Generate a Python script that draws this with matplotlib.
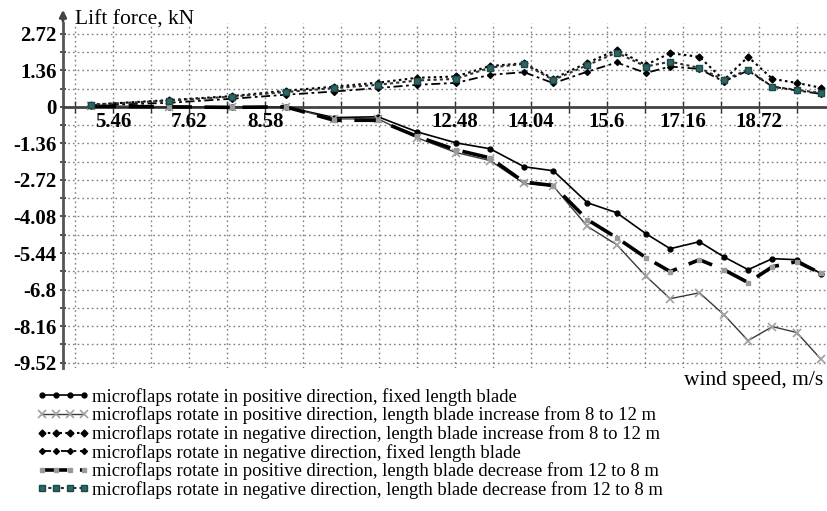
import matplotlib
matplotlib.use("Agg")
import matplotlib.pyplot as plt
from matplotlib.lines import Line2D

plt.rcParams['font.family'] = ['Liberation Serif', 'DejaVu Serif']

# wind speed, m/s
wind_speed = [5.0, 6.6, 7.9, 9.0, 10.0, 10.9, 11.7, 12.5, 13.2, 13.9, 14.5,
              15.2, 15.8, 16.4, 16.9, 17.5, 18.0, 18.5, 19.0, 19.5, 20.0]

# lift force, kN
pos_fixed = [0.02, 0.0, -0.02, 0.0, -0.4, -0.37, -0.93, -1.34, -1.56, -2.23, -2.38,
             -3.57, -3.94, -4.72, -5.28, -5.02, -5.58, -6.06, -5.65, -5.69, -6.21]
pos_increase = [0.02, 0.0, -0.02, 0.0, -0.45, -0.45, -1.15, -1.7, -2.0, -2.85, -2.95,
                -4.45, -5.13, -6.3, -7.14, -6.92, -7.73, -8.7, -8.18, -8.4, -9.4]
neg_increase = [0.08, 0.25, 0.4, 0.6, 0.75, 0.9, 1.08, 1.13, 1.52, 1.62, 1.05,
                1.64, 2.12, 1.56, 2.0, 1.86, 1.0, 1.86, 1.04, 0.89, 0.71]
neg_fixed = [0.05, 0.15, 0.3, 0.45, 0.57, 0.7, 0.82, 0.89, 1.19, 1.29, 0.88,
             1.31, 1.65, 1.26, 1.5, 1.41, 0.94, 1.35, 0.75, 0.61, 0.48]
pos_decrease = [0.02, 0.0, -0.02, 0.0, -0.5, -0.5, -1.1, -1.6, -1.9, -2.8, -2.93,
                -4.2, -4.87, -5.61, -6.13, -5.69, -6.06, -6.54, -5.95, -5.76, -6.2]
neg_decrease = [0.08, 0.23, 0.38, 0.55, 0.7, 0.82, 0.98, 1.04, 1.46, 1.6, 1.0,
                1.55, 2.02, 1.5, 1.68, 1.45, 1.0, 1.38, 0.75, 0.63, 0.52]

labels = [
    "microflaps rotate in positive direction, fixed length blade",
    "microflaps rotate in positive direction, length blade increase from 8 to 12 m",
    "microflaps rotate in negative direction, length blade increase from 8 to 12 m",
    "microflaps rotate in negative direction, fixed length blade",
    "microflaps rotate in positive direction, length blade decrease from 12 to 8 m",
    "microflaps rotate in negative direction, length blade decrease from 12 to 8 m",
]

x_grid = [4.68 + 0.78 * k for k in range(20)]
x_labelled = {5.46: "5.46", 7.02: "7.62", 8.58: "8.58", 12.48: "12.48",
              14.04: "14.04", 15.6: "15.6", 17.16: "17.16", 18.72: "18.72"}
y_ticks = [2.72, 1.36, 0, -1.36, -2.72, -4.08, -5.44, -6.8, -8.16, -9.52]
y_tick_text = ["2.72", "1.36", "0", "-1.36", "-2.72", "-4.08", "-5.44", "-6.8", "-8.16", "-9.52"]

fig = plt.figure(figsize=(8.28, 5.11), dpi=100)
ax = fig.add_axes([63 / 828, 1 - 368 / 511, 763 / 828, 345 / 511])

styles = [
    dict(color='black', ls='-', lw=1.2, marker='o', ms=3.5, mfc='black', mec='black'),
    dict(color='#3a3a3a', ls='-', lw=1.0, marker='x', ms=6, mec='#a0a0a0', mew=1.2),
    dict(color='black', ls=(0, (1.2, 1.6)), lw=1.5, marker='D', ms=3.5, mfc='black', mec='black'),
    dict(color='black', ls=(0, (5, 2, 1.5, 2)), lw=1.3, marker='D', ms=3, mfc='black', mec='black'),
    dict(color='black', ls=(0, (7, 3.5)), lw=2.6, marker='s', ms=3, mfc='#9a9a9a', mec='#9a9a9a'),
    dict(color='#303030', ls=(0, (1.5, 1.5)), lw=1.5, marker='s', ms=4, mfc='#2d6666', mec='#1e4848'),
]
series = [pos_fixed, pos_increase, neg_increase, neg_fixed, pos_decrease, neg_decrease]
draw_order = [2, 5, 3, 1, 4, 0]
for i in draw_order:
    ax.plot(wind_speed, series[i], zorder=3 + i * 0.1, **styles[i])

ax.set_xlim(4.43, 20.1)
ax.set_ylim(-9.72, 3.12)

# grid
ax.set_xticks(x_grid)
ax.set_xticklabels(['' for _ in x_grid])
ax.set_yticks([v * 0.68 for v in range(-14, 5)], minor=True)
ax.set_yticks(y_ticks)
ax.set_yticklabels(y_tick_text, fontsize=15, fontweight='bold')
ax.grid(True, which='both', color='#808080', ls=(0, (1.2, 2.2)), lw=1.0)
for xv, txt in x_labelled.items():
    ax.text(xv, -0.2, txt, ha='center', va='top', fontsize=15, fontweight='bold', zorder=5)

for s in ['top', 'right']:
    ax.spines[s].set_visible(False)
ax.spines['bottom'].set_position(('data', 0))
ax.spines['bottom'].set_color('#444444')
ax.spines['bottom'].set_linewidth(2)
ax.spines['left'].set_color('#555555')
ax.spines['left'].set_linewidth(2)
ax.tick_params(axis='x', direction='inout', length=8, width=1, color='#333333')
ax.tick_params(axis='y', which='both', direction='inout', length=5, width=1.2,
               color='#333333', pad=2)

ax.annotate('', xy=(63 / 828, 1 - 7 / 511), xytext=(63 / 828, 1 - 24 / 511),
            xycoords='figure fraction',
            arrowprops=dict(arrowstyle='-|>', color='#444444', lw=2, mutation_scale=10))

fig.text(75 / 828, 1 - 20 / 511, "Lift force, kN", fontsize=15.5, va='center', ha='left')
fig.text(823 / 828, 1 - 380 / 511, "wind speed, m/s", fontsize=15.5, va='center', ha='right')

handles = [Line2D([], [], **st) for st in styles]
fig.legend(handles, labels, loc='upper left', bbox_to_anchor=(36 / 828, 1 - 388 / 511),
           frameon=False, fontsize=13.4, handlelength=2.9, handletextpad=0.1,
           labelspacing=0.04, borderpad=0, borderaxespad=0, numpoints=4)

fig.savefig('out.png', dpi=100)
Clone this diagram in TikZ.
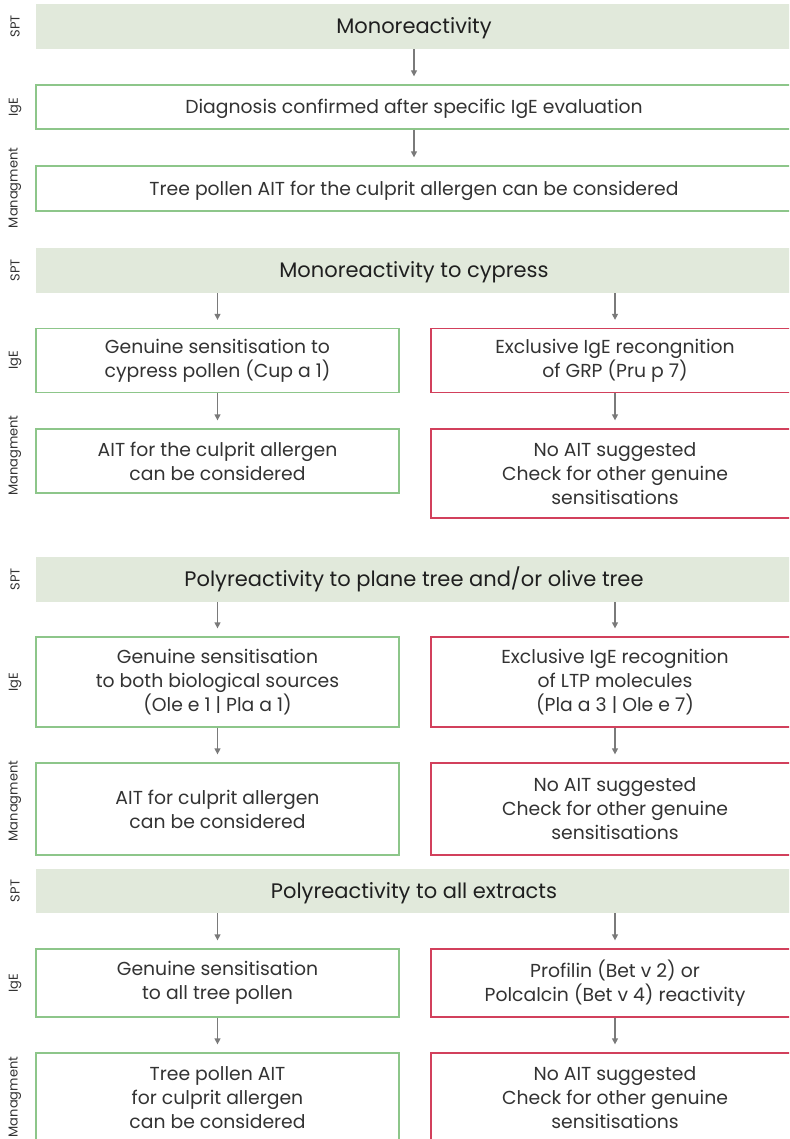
\documentclass[tikz,border=0pt]{standalone}
\usepackage{fontspec}
\setmainfont{Poppins}
\usetikzlibrary{arrows.meta}

\definecolor{bannerfill}{HTML}{E1E9DB}
\definecolor{okgreen}{HTML}{8DC68A}
\definecolor{badred}{HTML}{D2405C}
\definecolor{arrowgrey}{HTML}{7A7A7A}
\definecolor{textgrey}{HTML}{333333}

\begin{document}
\begin{tikzpicture}[x=1pt,y=-1pt,
  every node/.style={font=\fontsize{18.8}{24}\selectfont, text=textgrey, align=center, inner sep=0pt},
  banner/.style={fill=bannerfill, minimum width=756pt, minimum height=45pt, text=black!88,
    font=\fontsize{21}{24}\selectfont, text height=14.7pt, text depth=0pt},
  okbox/.style={draw=okgreen, line width=1.3pt, minimum width=#1, fill=white},
  okbox/.default=363pt,
  nobox/.style={draw=badred, line width=1.3pt, minimum width=368pt, fill=white},
  oneline/.style={text height=13.2pt, text depth=0pt},
  sidelab/.style={rotate=90, font=\fontsize{13}{14}\selectfont},
  flow/.style={draw=arrowgrey, line width=1.3pt, -{Triangle[length=6pt,width=6pt]}, shorten >=8pt}
]
\useasboundingbox (0,0) rectangle (789,1139);
\clip (0,0) rectangle (789,1139);

% side labels
\foreach \y/\t [count=\i] in {26.5/SPT, 107/IgE, 188/Managment,
    270.5/SPT, 360.5/IgE, 455.5/Managment,
    579.5/SPT, 682/IgE, 801/Managment,
    891/SPT, 983/IgE, 1097/Managment}
  \node[sidelab] (lab\i) at (15,\y) {\t};

% monoreactivity
\node[banner] (spt1) at (414,26.5) {Monoreactivity};
\node[okbox=756pt, oneline, minimum height=44pt] (ige1) at (414,107) {Diagnosis confirmed after specific IgE evaluation};
\node[okbox=756pt, oneline, minimum height=45pt] (man1) at (414,188.5) {Tree pollen AIT for the culprit allergen can be considered};
\draw[flow] (spt1) -- (ige1);
\draw[flow] (ige1) -- (man1);

% cypress
\node[banner] (spt2) at (414,270.5) {Monoreactivity to cypress};
\node[okbox, minimum height=64pt] (ige2a) at (217.5,360.5) {Genuine sensitisation to\\cypress pollen (Cup a 1)};
\node[nobox, minimum height=64pt] (ige2b) at (615,360.5) {Exclusive IgE recongnition\\of GRP (Pru p 7)};
\node[okbox, minimum height=64pt] (man2a) at (217.5,461) {AIT for the culprit allergen\\can be considered};
\node[nobox, minimum height=89pt] (man2b) at (615,473.5) {No AIT suggested\\Check for other genuine\\sensitisations};
\draw[flow] (spt2.south -| ige2a) -- (ige2a);
\draw[flow] (spt2.south -| ige2b) -- (ige2b);
\draw[flow] (ige2a) -- (man2a);
\draw[flow] (ige2b) -- (man2b);

% plane tree / olive tree
\node[banner] (spt3) at (414,579.5) {Polyreactivity to plane tree and/or olive tree};
\node[okbox, minimum height=90pt] (ige3a) at (217.5,682) {Genuine sensitisation\\to both biological sources\\(Ole e 1 | Pla a 1)};
\node[nobox, minimum height=90pt] (ige3b) at (615,682) {Exclusive IgE recognition\\of LTP molecules\\(Pla a 3 | Ole e 7)};
\node[okbox, minimum height=92pt] (man3a) at (217.5,809) {AIT for culprit allergen\\can be considered};
\node[nobox, minimum height=92pt] (man3b) at (615,809) {No AIT suggested\\Check for other genuine\\sensitisations};
\draw[flow] (spt3.south -| ige3a) -- (ige3a);
\draw[flow] (spt3.south -| ige3b) -- (ige3b);
\draw[flow] (ige3a) -- (man3a);
\draw[flow] (ige3b) -- (man3b);

% all extracts
\node[banner, minimum height=44pt] (spt4) at (414,891) {Polyreactivity to all extracts};
\node[okbox, minimum height=68pt] (ige4a) at (217.5,983) {Genuine sensitisation\\to all tree pollen};
\node[nobox, minimum height=68pt] (ige4b) at (615,983) {Profilin (Bet v 2) or\\Polcalcin (Bet v 4) reactivity};
\node[okbox, minimum height=90pt] (man4a) at (217.5,1098) {Tree pollen AIT\\for culprit allergen\\can be considered};
\node[nobox, minimum height=90pt] (man4b) at (615,1098) {No AIT suggested\\Check for other genuine\\sensitisations};
\draw[flow] (spt4.south -| ige4a) -- (ige4a);
\draw[flow] (spt4.south -| ige4b) -- (ige4b);
\draw[flow] (ige4a) -- (man4a);
\draw[flow] (ige4b) -- (man4b);
\end{tikzpicture}
\end{document}
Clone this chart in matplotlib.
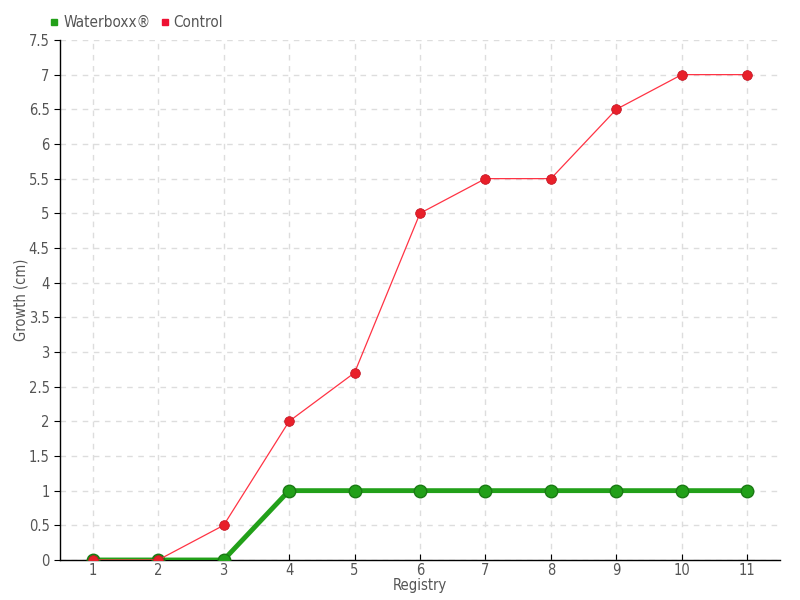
import matplotlib.pyplot as plt
from matplotlib.lines import Line2D

# Data
registry = [1, 2, 3, 4, 5, 6, 7, 8, 9, 10, 11]
waterboxx = [0, 0, 0, 1, 1, 1, 1, 1, 1, 1, 1]
control = [0, 0, 0.5, 2, 2.7, 5, 5.5, 5.5, 6.5, 7, 7]
y_ticks = [0, 0.5, 1, 1.5, 2, 2.5, 3, 3.5, 4, 4.5, 5, 5.5, 6, 6.5, 7, 7.5]

green = '#22a019'
red = '#ff3344'
text_col = '#555555'

plt.rcParams['font.family'] = ['DejaVu Sans']
plt.rcParams['font.stretch'] = 'condensed'

fig = plt.figure(figsize=(8, 6), dpi=100)
ax = fig.add_axes([0.075, 0.0667, 0.90, 0.8667])

ax.plot(registry, waterboxx, color=green, lw=3.5, marker='o', ms=9,
        mfc=green, mec='#1a7a14', mew=1, zorder=3)
ax.plot(registry, control, color=red, lw=0.9, marker='o', ms=7,
        mfc='#e8202a', mec='#c01020', mew=0.5, zorder=4)

ax.set_xlim(0.5, 11.5)
ax.set_ylim(0, 7.5)
ax.set_xticks(registry)
ax.set_yticks(y_ticks)
ax.set_yticklabels([f'{v:g}' for v in y_ticks])

ax.grid(True, color='#dddddd', linestyle=(0, (4, 4)), lw=1)
ax.set_axisbelow(True)
for side in ['top', 'right']:
    ax.spines[side].set_visible(False)
for side in ['left', 'bottom']:
    ax.spines[side].set_color('black')
    ax.spines[side].set_linewidth(1)

ax.tick_params(axis='both', colors='black', labelcolor=text_col, labelsize=10.5, length=4)
ax.tick_params(axis='x', direction='in', pad=2)

ax.set_xlabel('Registry', color=text_col, fontsize=10.5, labelpad=0)
ax.set_ylabel('Growth (cm)', color=text_col, fontsize=10.5)
ax.yaxis.set_label_coords(-0.044, 0.5)

handles = [
    Line2D([], [], ls='none', marker='s', ms=5, color=green),
    Line2D([], [], ls='none', marker='s', ms=5, color='#ee1133'),
]
fig.legend(handles, ['Waterboxx®', 'Control'], loc='upper left',
           bbox_to_anchor=(0.045, 0.998), ncol=2, frameon=False,
           handlelength=0.6, handletextpad=0.3, columnspacing=0.6,
           fontsize=11, labelcolor=text_col)

fig.savefig('out.png', dpi=100)
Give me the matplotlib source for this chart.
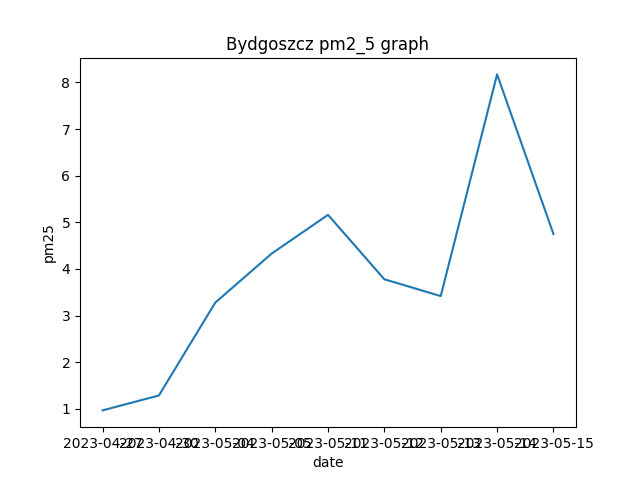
import matplotlib
matplotlib.use("Agg")
import matplotlib.pyplot as plt

dates = ["2023-04-27", "2023-04-30", "2023-05-04", "2023-05-05", "2023-05-11",
         "2023-05-12", "2023-05-13", "2023-05-14", "2023-05-15"]
pm25 = [0.97, 1.29, 3.28, 4.33, 5.16, 3.78, 3.42, 8.17, 4.75]

fig, ax = plt.subplots(figsize=(6.4, 4.8), dpi=100)
ax.plot(dates, pm25)
ax.set_title("Bydgoszcz pm2_5 graph")
ax.set_xlabel("date")
ax.set_ylabel("pm25")
plt.savefig("out.png")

^^^^

→ Task prompt
Start at the line above containing "Clone this chart in matplotlib." and stop at the line containing "plt.rcParams['font.stretch'] = 'condensed'": print those lines and everything between them exactly, but not the pictures.

→ Output for this exercise
Clone this chart in matplotlib.
import matplotlib.pyplot as plt
from matplotlib.lines import Line2D

# Data
registry = [1, 2, 3, 4, 5, 6, 7, 8, 9, 10, 11]
waterboxx = [0, 0, 0, 1, 1, 1, 1, 1, 1, 1, 1]
control = [0, 0, 0.5, 2, 2.7, 5, 5.5, 5.5, 6.5, 7, 7]
y_ticks = [0, 0.5, 1, 1.5, 2, 2.5, 3, 3.5, 4, 4.5, 5, 5.5, 6, 6.5, 7, 7.5]

green = '#22a019'
red = '#ff3344'
text_col = '#555555'

plt.rcParams['font.family'] = ['DejaVu Sans']
plt.rcParams['font.stretch'] = 'condensed'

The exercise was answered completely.